The functional role of proteins encoded by tumor suppressor genes was discussed extensively. At least three types of such genes have been defined: 1. Genes that control the growth rate of life span of cells under experimental conditions; 2. Genes that control tumorigenic potential of individual cells; 3. Genes that regulate normal cellular differentiation. Provocative biochemical studies of growth suppression by tumor suppressor genes have shown molecular interactions that suggest a link between those genes and cell cycle regulatory mechanisms, but the significance of those interactions is still unclear. Other genes are known to contribute to tumor development by stimulating cell growth. Among these oncogenes, mos is one of the best understood. It has been shown for the first time that the normal counterpart of the mos gene functions during a critical phase of the cell cycle, suggesting that the transforming ability of mos stem from the inappropriate activation of cell cycle division at a time when cellular growth should be arrested.

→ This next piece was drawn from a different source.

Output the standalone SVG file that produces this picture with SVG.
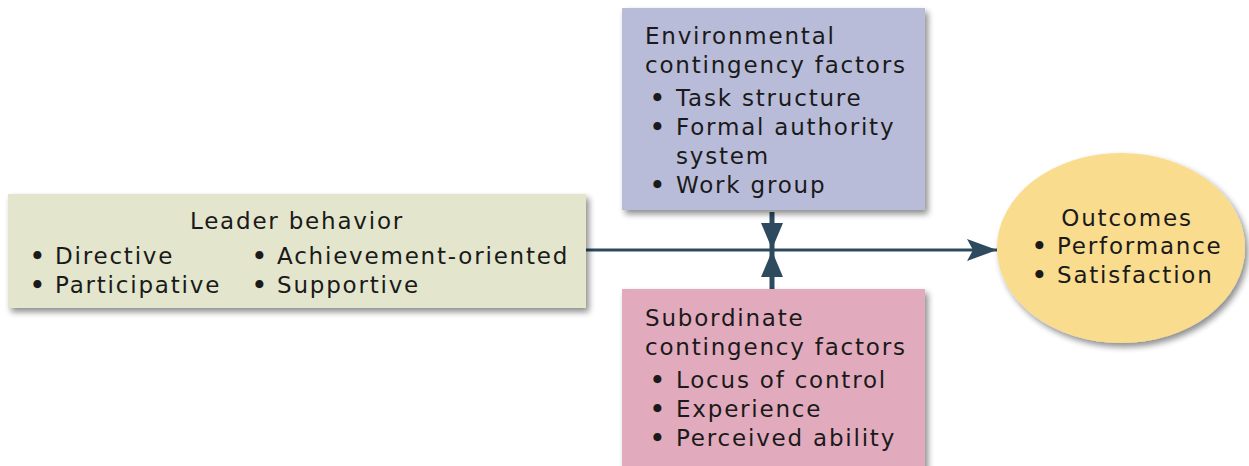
<svg xmlns="http://www.w3.org/2000/svg" width="1249" height="466" viewBox="0 0 1249 466">
<defs>
<filter id="sh" x="-10%" y="-10%" width="130%" height="130%">
<feGaussianBlur in="SourceAlpha" stdDeviation="3"/>
<feOffset dx="3" dy="4" result="b"/>
<feComponentTransfer><feFuncA type="linear" slope="0.45"/></feComponentTransfer>
<feMerge><feMergeNode/><feMergeNode in="SourceGraphic"/></feMerge>
</filter>
<marker id="ahL" viewBox="0 0 30 22" refX="30" refY="11" markerWidth="30" markerHeight="22" markerUnits="userSpaceOnUse" orient="auto">
<path d="M0,0 L30,11 L0,22 L6,11 Z" fill="#2d4a5e"/>
</marker>
<marker id="ahV" viewBox="0 0 26 22" refX="26" refY="11" markerWidth="26" markerHeight="22" markerUnits="userSpaceOnUse" orient="auto">
<path d="M0,0 L26,11 L0,22 Z" fill="#2d4a5e"/>
</marker>
</defs>
<style>
text { font-family: "DejaVu Sans", "Liberation Sans", sans-serif; font-size: 23px; letter-spacing: 1.8px; fill: #1a1a1a; }
.b { letter-spacing: 0; font-weight: bold; }
.conn { stroke: #2d4a5e; stroke-width: 3; fill: none; }
.vconn { stroke: #2d4a5e; stroke-width: 5; fill: none; }
</style>
<rect width="1249" height="466" fill="#ffffff"/>
<g id="connectors">
<line class="conn" x1="586" y1="250" x2="997" y2="250" marker-end="url(#ahL)"/>
<line class="vconn" x1="772" y1="212" x2="772" y2="249" marker-end="url(#ahV)"/>
<line class="vconn" x1="772" y1="290" x2="772" y2="251" marker-end="url(#ahV)"/>
</g>
<g id="leader">
<rect x="8" y="194" width="578" height="114" fill="#e3e6cc" filter="url(#sh)"/>
<text x="297" y="229" text-anchor="middle">Leader behavior</text>
<text class="b" x="30" y="264">•</text><text x="55" y="264">Directive</text>
<text class="b" x="30" y="293">•</text><text x="55" y="293">Participative</text>
<text class="b" x="252" y="264">•</text><text x="277" y="264">Achievement-oriented</text>
<text class="b" x="252" y="293">•</text><text x="277" y="293">Supportive</text>
</g>
<g id="environmental">
<rect x="622" y="8" width="303" height="202" fill="#b9bcd9" filter="url(#sh)"/>
<text x="645" y="44">Environmental</text>
<text x="645" y="73">contingency factors</text>
<text class="b" x="650" y="106">•</text><text x="676" y="106">Task structure</text>
<text class="b" x="650" y="135">•</text><text x="676" y="135">Formal authority</text>
<text x="676" y="164">system</text>
<text class="b" x="650" y="193">•</text><text x="676" y="193">Work group</text>
</g>
<g id="subordinate">
<rect x="622" y="289" width="303" height="182" fill="#e2abbd" filter="url(#sh)"/>
<text x="645" y="326">Subordinate</text>
<text x="645" y="355">contingency factors</text>
<text class="b" x="650" y="388">•</text><text x="676" y="388">Locus of control</text>
<text class="b" x="650" y="417">•</text><text x="676" y="417">Experience</text>
<text class="b" x="650" y="446">•</text><text x="676" y="446">Perceived ability</text>
</g>
<g id="outcomes">
<ellipse cx="1121" cy="248" rx="124" ry="95" fill="#f9dc8e" filter="url(#sh)"/>
<text x="1127" y="226" text-anchor="middle">Outcomes</text>
<text class="b" x="1032" y="254">•</text><text x="1057" y="254">Performance</text>
<text class="b" x="1032" y="283">•</text><text x="1057" y="283">Satisfaction</text>
</g>
</svg>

In other work, research findings emphasize that successful treatment depends not only on the choice of therapy, but also on the biologic characteristics of the tumor and, presumably, the patient. While most of the body’s natural defenses against cancer cells are not well understood, it appears that some naturally occurring substances either can modify the biologic behavior of tumor cells or are tumoricidal. In planned clinical studies, tumor infiltrating cells (TILs) are genetically altered in the laboratory by the addition of a gene encoding necrosis factor (TNF) to yield TNF-producing cells that can specifically target tumor cells. These cells will then be used in treating cancer patients to produce high local concentrations of TNF. This new site-directed therapy should permit clinicians to lower severely toxic systemically administered doses of TNF.

The different but distinctly related lines of investigation discussed during the 1990 Forbeck Forum on Molecular Origins of Pediatric Embryonal Tumors provided important insights into the molecular events that initiate and mediate the oncogenic process. It appears that pediatric embryonal tumors again will serve as important models in designing novel approaches to cancer treatment.